The city of Tulsa is in the process of building a second CNG station for its fleet of CNG vehicles. In a recent Tulsa World report, Mayor Dewey Bartlett said CNG saved the city’s transit system almost $400,000 in 2013. More than half of the city’s transit fleet is fueled with CNG.
In Columbus, Ohio, city officials plan to have 440 CNG vehicles by 2020. The city estimates cost savings from the CNG fleet at $1.9 million a year.
Tax collections in Texas from liquified natural gas and CNG topped $2.2 million in July, well ahead of the $992,000 projection based on previous year sales.
“Natural gas vehicles are becoming mainstream faster than expected. And there’s plenty of room for growth. These excellent sales figures represent only a fraction of potential sales,” Railroad Commissioner David Porter said in this article from the Dallas Morning News.
Clean Energy, the nation’s largest operator of CNG and LNG stations, opened 55 new CNG stations in 2013, and opened 27 in the first half of 2014. According to Clean Energy, 60% of all new garbage trucks purchased in North America in 2013 were fueled by CNG.
“Nationwide, our core market customers broke records, purchasing 77 percent more NGVs in 2013 than in 2012,” noted Clean Energy’s 2013 annual report. “We also helped school bus fleets such as Lee’s Summit in Missouri do the same so they could put the district’s dollars into the classroom rather than in the gas tank.”
I could go on.
In my pre-Aug. 19 Fort Smith Board meeting discussion with Dingman, he said the numbers were still being crunched and he did not yet have anything final he could share. I thanked him for his time and made a note to ask for the analysis after the board meeting.

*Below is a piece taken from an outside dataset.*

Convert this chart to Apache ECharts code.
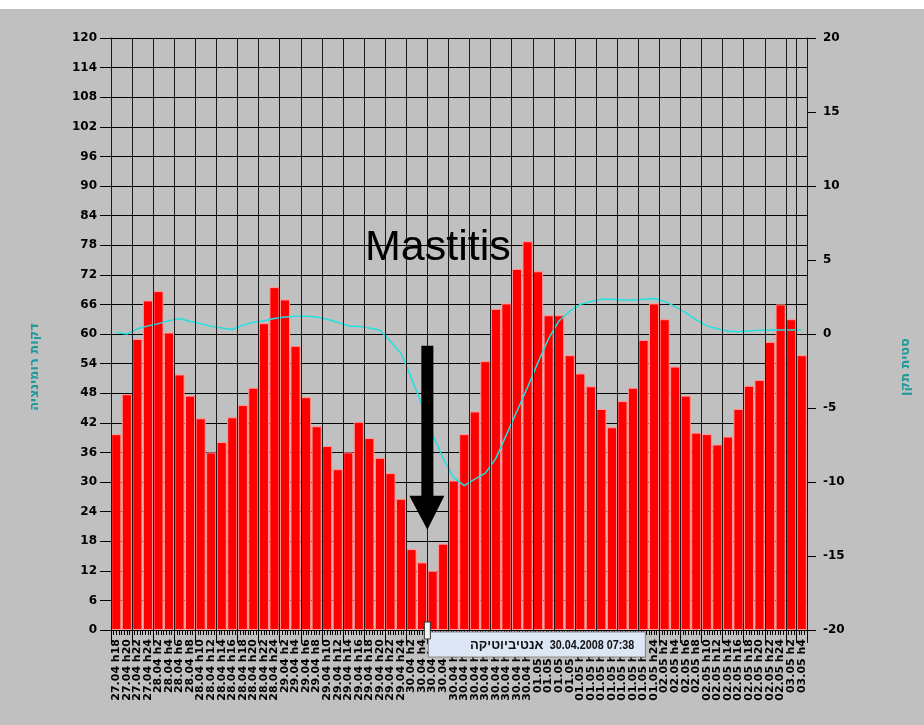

It was likely there would be fresh analysis because City Administrator Ray Gosack said this at the Aug. 19 Board meeting: "We do a cost benefit analysis for a rate of return on making the investment in CNG vehicles.”

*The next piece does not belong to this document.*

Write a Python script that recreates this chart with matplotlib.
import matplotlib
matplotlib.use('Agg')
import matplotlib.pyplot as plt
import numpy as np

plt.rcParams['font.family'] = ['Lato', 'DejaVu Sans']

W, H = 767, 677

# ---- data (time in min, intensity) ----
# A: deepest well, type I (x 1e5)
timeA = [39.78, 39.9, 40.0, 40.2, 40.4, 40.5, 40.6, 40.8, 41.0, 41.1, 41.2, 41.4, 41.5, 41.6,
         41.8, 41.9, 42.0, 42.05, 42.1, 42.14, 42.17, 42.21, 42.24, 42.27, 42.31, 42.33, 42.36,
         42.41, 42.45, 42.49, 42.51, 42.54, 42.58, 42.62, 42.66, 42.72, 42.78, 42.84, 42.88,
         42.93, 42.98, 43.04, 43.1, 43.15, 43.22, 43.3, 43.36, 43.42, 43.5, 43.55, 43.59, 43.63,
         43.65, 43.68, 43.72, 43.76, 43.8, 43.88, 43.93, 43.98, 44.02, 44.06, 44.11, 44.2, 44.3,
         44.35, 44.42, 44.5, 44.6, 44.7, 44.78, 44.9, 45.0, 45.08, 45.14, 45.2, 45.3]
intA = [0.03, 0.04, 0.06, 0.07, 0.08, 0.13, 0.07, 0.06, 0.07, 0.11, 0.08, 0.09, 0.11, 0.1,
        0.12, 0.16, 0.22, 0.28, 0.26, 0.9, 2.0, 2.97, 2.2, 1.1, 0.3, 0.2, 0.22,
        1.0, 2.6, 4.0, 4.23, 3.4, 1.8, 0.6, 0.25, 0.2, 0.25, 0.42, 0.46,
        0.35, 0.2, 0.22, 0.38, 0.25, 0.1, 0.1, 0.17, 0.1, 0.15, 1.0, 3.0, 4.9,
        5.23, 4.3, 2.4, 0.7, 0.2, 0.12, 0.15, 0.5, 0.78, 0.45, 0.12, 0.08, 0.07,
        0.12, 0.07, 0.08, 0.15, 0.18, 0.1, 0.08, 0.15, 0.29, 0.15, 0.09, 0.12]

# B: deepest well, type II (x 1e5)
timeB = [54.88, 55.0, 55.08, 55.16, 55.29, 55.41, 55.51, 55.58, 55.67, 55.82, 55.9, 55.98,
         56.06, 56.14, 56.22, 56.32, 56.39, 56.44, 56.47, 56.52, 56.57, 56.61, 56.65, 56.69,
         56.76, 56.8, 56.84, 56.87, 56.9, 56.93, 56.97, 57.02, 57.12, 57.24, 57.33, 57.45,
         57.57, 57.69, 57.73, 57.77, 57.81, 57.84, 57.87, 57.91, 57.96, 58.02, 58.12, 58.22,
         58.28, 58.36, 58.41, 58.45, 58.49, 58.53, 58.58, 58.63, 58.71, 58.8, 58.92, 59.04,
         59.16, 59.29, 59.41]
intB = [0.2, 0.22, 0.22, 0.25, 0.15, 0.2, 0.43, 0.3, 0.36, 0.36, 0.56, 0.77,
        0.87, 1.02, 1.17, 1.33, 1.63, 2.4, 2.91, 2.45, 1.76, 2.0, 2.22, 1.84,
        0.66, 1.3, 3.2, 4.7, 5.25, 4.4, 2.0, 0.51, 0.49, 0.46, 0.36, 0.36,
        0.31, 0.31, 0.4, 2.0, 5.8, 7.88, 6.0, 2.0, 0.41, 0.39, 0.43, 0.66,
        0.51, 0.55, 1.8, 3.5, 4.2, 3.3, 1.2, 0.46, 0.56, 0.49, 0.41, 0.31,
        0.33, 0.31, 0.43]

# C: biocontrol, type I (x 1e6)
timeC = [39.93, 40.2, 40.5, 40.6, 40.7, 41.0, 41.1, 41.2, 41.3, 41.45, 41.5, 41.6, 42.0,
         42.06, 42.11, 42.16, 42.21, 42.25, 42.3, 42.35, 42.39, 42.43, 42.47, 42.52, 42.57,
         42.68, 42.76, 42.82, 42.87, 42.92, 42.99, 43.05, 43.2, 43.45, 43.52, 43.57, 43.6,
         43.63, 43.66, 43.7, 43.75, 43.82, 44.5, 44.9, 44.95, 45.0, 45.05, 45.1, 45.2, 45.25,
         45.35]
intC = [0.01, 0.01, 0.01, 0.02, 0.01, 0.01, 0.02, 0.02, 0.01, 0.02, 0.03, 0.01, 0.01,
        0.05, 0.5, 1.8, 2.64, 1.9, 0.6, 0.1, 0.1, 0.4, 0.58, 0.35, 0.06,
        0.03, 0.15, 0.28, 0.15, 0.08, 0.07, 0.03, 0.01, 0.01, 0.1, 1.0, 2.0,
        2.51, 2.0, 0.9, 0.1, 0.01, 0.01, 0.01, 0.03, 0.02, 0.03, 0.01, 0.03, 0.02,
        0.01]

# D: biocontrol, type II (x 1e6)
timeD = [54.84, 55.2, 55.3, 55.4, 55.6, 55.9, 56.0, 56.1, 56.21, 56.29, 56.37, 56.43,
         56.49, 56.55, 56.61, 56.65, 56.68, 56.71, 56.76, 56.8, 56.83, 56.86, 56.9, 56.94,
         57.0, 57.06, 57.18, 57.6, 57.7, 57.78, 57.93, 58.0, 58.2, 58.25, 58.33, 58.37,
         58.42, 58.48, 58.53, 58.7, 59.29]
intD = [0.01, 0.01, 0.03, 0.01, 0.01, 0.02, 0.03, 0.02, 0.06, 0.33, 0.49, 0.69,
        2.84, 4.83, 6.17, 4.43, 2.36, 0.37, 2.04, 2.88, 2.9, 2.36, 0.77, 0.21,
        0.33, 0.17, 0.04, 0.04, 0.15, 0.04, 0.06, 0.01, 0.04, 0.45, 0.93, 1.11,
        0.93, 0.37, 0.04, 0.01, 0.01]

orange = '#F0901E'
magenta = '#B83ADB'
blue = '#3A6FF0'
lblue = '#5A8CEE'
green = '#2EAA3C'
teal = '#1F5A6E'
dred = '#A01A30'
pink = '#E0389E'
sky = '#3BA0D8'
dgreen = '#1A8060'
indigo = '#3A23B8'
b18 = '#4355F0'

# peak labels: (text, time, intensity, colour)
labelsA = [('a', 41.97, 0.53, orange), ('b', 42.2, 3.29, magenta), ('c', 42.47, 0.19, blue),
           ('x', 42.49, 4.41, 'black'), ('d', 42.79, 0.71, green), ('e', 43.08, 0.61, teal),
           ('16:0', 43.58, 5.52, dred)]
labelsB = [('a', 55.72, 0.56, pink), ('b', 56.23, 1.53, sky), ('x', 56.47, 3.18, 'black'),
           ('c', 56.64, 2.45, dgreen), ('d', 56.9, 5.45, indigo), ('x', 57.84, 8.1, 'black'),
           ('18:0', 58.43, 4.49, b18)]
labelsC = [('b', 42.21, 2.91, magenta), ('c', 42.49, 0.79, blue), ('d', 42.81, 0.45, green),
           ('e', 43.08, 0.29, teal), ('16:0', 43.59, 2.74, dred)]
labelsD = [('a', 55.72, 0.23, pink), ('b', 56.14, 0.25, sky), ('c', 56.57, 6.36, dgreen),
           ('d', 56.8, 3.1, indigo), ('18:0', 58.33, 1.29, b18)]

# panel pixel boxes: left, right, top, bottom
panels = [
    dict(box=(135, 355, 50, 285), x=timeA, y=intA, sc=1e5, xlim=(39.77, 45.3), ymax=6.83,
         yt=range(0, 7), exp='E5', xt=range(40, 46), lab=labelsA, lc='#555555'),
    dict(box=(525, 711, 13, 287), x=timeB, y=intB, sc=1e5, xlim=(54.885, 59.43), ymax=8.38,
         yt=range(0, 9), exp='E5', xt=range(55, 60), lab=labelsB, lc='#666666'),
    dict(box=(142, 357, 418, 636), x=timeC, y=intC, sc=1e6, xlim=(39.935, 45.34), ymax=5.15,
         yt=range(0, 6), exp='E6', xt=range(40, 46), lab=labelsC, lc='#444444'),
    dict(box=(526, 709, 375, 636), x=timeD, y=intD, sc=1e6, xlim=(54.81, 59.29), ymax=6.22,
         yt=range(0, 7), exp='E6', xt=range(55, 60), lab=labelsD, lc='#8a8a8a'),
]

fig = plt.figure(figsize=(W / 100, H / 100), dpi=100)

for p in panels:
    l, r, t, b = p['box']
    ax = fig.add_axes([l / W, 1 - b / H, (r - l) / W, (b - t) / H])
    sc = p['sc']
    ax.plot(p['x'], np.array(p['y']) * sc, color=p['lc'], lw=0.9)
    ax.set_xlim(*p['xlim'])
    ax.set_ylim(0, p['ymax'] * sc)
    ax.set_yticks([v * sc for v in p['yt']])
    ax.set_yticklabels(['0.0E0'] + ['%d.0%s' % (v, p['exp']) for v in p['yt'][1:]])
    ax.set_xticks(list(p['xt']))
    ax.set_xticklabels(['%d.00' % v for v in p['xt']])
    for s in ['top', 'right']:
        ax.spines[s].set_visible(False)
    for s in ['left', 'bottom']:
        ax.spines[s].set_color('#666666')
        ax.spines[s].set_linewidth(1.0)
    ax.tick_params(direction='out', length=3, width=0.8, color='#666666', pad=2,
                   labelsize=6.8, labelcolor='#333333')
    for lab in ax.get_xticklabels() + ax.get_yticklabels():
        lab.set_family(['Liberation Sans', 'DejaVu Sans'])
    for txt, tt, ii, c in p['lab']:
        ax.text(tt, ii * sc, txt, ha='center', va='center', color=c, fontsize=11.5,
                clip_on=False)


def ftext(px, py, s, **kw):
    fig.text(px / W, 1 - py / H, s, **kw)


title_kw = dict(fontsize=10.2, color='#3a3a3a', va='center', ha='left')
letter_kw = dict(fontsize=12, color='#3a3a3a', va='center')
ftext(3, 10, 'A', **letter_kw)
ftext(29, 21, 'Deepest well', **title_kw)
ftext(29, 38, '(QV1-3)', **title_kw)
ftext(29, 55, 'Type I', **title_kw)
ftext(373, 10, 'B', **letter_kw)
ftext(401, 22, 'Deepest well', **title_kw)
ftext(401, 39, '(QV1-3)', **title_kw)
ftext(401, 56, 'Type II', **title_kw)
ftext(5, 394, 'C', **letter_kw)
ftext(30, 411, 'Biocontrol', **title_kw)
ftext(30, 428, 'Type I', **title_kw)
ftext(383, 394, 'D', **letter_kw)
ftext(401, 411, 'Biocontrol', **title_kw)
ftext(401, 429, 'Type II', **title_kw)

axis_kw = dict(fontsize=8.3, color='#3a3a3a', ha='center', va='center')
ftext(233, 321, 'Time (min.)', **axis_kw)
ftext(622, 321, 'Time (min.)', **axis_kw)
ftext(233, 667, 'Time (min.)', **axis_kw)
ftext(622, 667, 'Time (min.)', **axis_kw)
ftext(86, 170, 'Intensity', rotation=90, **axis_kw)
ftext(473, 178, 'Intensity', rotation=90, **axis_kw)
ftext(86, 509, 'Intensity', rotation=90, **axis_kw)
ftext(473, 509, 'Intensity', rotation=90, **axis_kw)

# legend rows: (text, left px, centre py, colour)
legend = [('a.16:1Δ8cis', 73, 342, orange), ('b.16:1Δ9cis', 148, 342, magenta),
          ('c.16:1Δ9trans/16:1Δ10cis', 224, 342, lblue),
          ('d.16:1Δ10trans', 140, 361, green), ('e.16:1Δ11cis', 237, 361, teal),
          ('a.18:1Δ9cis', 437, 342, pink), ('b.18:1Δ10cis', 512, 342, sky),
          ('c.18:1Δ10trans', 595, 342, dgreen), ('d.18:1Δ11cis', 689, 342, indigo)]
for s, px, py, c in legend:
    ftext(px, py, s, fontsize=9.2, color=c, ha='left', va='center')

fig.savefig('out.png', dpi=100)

And with that analysis, the city staff recommended only one CNG vehicle be purchased as part of an overall $1.075 million ticket for new vehicles.

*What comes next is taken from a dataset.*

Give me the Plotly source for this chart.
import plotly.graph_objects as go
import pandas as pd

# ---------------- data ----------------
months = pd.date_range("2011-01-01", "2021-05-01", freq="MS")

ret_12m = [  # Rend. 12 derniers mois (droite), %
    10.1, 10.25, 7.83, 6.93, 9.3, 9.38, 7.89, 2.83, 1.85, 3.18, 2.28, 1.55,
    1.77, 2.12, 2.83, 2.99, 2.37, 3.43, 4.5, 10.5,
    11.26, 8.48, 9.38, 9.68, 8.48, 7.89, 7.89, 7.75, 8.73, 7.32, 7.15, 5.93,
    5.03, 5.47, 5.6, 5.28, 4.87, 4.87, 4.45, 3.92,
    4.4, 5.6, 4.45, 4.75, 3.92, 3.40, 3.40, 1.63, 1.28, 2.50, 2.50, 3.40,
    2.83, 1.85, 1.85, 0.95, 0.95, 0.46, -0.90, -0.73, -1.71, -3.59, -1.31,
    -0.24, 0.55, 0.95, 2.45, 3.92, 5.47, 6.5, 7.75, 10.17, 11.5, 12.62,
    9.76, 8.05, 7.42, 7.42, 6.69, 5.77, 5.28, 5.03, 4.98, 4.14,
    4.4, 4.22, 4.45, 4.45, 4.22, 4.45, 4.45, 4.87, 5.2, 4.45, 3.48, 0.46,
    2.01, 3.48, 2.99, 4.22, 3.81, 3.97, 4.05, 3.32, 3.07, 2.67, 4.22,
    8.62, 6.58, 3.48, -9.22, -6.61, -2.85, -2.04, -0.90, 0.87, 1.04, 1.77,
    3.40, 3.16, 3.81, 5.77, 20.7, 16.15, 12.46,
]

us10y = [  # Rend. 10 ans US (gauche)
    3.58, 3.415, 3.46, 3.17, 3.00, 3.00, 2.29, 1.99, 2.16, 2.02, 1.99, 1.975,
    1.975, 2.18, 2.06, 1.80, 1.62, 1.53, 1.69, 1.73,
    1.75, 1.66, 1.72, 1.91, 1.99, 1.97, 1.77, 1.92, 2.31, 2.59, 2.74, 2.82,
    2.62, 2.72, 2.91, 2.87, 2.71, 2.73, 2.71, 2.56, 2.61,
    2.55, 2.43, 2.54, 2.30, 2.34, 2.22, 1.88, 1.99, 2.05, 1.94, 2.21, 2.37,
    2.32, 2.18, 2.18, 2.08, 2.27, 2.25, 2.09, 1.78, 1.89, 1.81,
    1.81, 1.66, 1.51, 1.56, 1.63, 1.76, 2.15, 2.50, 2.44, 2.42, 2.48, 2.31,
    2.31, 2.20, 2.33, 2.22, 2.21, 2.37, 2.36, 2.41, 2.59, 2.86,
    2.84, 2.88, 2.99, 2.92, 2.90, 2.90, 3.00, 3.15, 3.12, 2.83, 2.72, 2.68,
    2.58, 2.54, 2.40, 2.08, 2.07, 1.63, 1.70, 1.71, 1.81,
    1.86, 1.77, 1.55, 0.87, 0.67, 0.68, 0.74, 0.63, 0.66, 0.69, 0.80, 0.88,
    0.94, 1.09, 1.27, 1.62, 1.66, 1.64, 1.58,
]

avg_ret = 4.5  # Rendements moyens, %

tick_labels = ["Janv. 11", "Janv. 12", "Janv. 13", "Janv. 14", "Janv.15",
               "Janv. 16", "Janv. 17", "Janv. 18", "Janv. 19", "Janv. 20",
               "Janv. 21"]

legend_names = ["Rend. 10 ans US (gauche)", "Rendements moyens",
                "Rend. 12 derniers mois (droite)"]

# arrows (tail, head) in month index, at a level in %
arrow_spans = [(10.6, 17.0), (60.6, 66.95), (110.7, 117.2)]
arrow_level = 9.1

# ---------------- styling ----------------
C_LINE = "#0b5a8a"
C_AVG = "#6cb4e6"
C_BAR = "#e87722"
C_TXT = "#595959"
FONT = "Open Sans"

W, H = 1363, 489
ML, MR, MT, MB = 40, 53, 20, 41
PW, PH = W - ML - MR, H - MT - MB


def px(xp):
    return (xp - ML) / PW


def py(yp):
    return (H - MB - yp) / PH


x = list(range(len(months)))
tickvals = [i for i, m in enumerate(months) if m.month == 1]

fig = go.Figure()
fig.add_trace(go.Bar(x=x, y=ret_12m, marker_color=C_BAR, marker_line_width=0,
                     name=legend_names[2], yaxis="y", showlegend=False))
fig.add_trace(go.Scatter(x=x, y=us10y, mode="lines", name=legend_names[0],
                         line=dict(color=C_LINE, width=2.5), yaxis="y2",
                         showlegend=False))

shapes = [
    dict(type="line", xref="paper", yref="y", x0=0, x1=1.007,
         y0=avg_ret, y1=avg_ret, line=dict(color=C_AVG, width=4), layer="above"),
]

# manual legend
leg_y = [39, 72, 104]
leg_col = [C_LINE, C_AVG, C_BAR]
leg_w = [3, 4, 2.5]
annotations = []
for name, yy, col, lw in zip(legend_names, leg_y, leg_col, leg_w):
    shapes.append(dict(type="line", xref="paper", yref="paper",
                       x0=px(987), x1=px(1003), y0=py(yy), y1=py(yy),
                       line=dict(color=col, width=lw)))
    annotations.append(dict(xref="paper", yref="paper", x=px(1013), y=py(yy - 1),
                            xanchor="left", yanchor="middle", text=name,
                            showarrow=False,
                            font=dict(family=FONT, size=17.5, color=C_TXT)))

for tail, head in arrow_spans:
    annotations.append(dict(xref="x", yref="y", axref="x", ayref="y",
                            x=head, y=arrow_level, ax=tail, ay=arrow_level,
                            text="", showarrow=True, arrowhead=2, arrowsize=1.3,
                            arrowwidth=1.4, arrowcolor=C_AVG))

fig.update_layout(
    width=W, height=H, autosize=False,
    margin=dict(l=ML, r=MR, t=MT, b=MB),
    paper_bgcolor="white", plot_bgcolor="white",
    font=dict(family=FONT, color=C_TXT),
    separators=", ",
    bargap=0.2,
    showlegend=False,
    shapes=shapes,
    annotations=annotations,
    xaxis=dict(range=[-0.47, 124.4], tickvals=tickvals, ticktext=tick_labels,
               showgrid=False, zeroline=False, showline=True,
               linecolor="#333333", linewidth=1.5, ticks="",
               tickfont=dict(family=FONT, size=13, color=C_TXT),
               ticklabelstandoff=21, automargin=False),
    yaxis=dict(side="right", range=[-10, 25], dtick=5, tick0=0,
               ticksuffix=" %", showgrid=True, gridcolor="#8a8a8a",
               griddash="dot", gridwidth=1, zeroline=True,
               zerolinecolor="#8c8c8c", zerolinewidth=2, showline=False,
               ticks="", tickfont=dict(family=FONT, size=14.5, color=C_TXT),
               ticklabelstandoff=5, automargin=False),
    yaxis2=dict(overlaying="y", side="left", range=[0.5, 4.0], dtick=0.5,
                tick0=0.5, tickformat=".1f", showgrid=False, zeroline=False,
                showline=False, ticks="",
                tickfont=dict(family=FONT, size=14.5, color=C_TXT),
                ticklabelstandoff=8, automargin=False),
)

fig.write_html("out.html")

Except there was no analysis of 2014 costs and potential future savings. When Gosack told the Board “We do a cost benefit analysis …” he was, well, ummmm, let’s see, sort of not telling the Board the whole story.
When The City Wire asked after the Board meeting for the CNG analysis, we were told no recent analysis was conducted, and instead were referred to a city document from 2012 that looked at CNG usage. Did the city base its 2014 CNG decision primarily on 2012 analysis? Surely not. Assuming some sort of miscommunication, I called Dingman. I wanted to see the analysis.
Dingman said the city “didn’t do specific analysis of payback on those vehicles.” When asked if anyone at the city conducted an indepth recent cost benefit analysis of acquiring and using CNG vehicles, Dingman said, “Not to my knowledge.”
Let’s add perspective. With millions of dollars in long-term fuel savings possible for the city through the use of CNG, no “specific analysis” was conducted. The city will spend $340,000 and 18 months on a comprehensive plan study, but city staff can’t be bothered to carefully consider something that produces cost savings for other cities.
It may be that the city’s fleet realities do not financially favor acquiring CNG vehicles. But unlike the Fort Smith Board of Directors, I find unacceptable a recommendation without a rigorous and recent cost-benefit review. I’d like to see the analysis. Please walk me through the spreadsheet that shows our CNG numbers run contrary to what is experienced in Columbus, Tulsa, Texas and other areas of the country.
They say natural gas is odorless, but this CNG recommendation by the city and approval by the Board has a certain fragrance.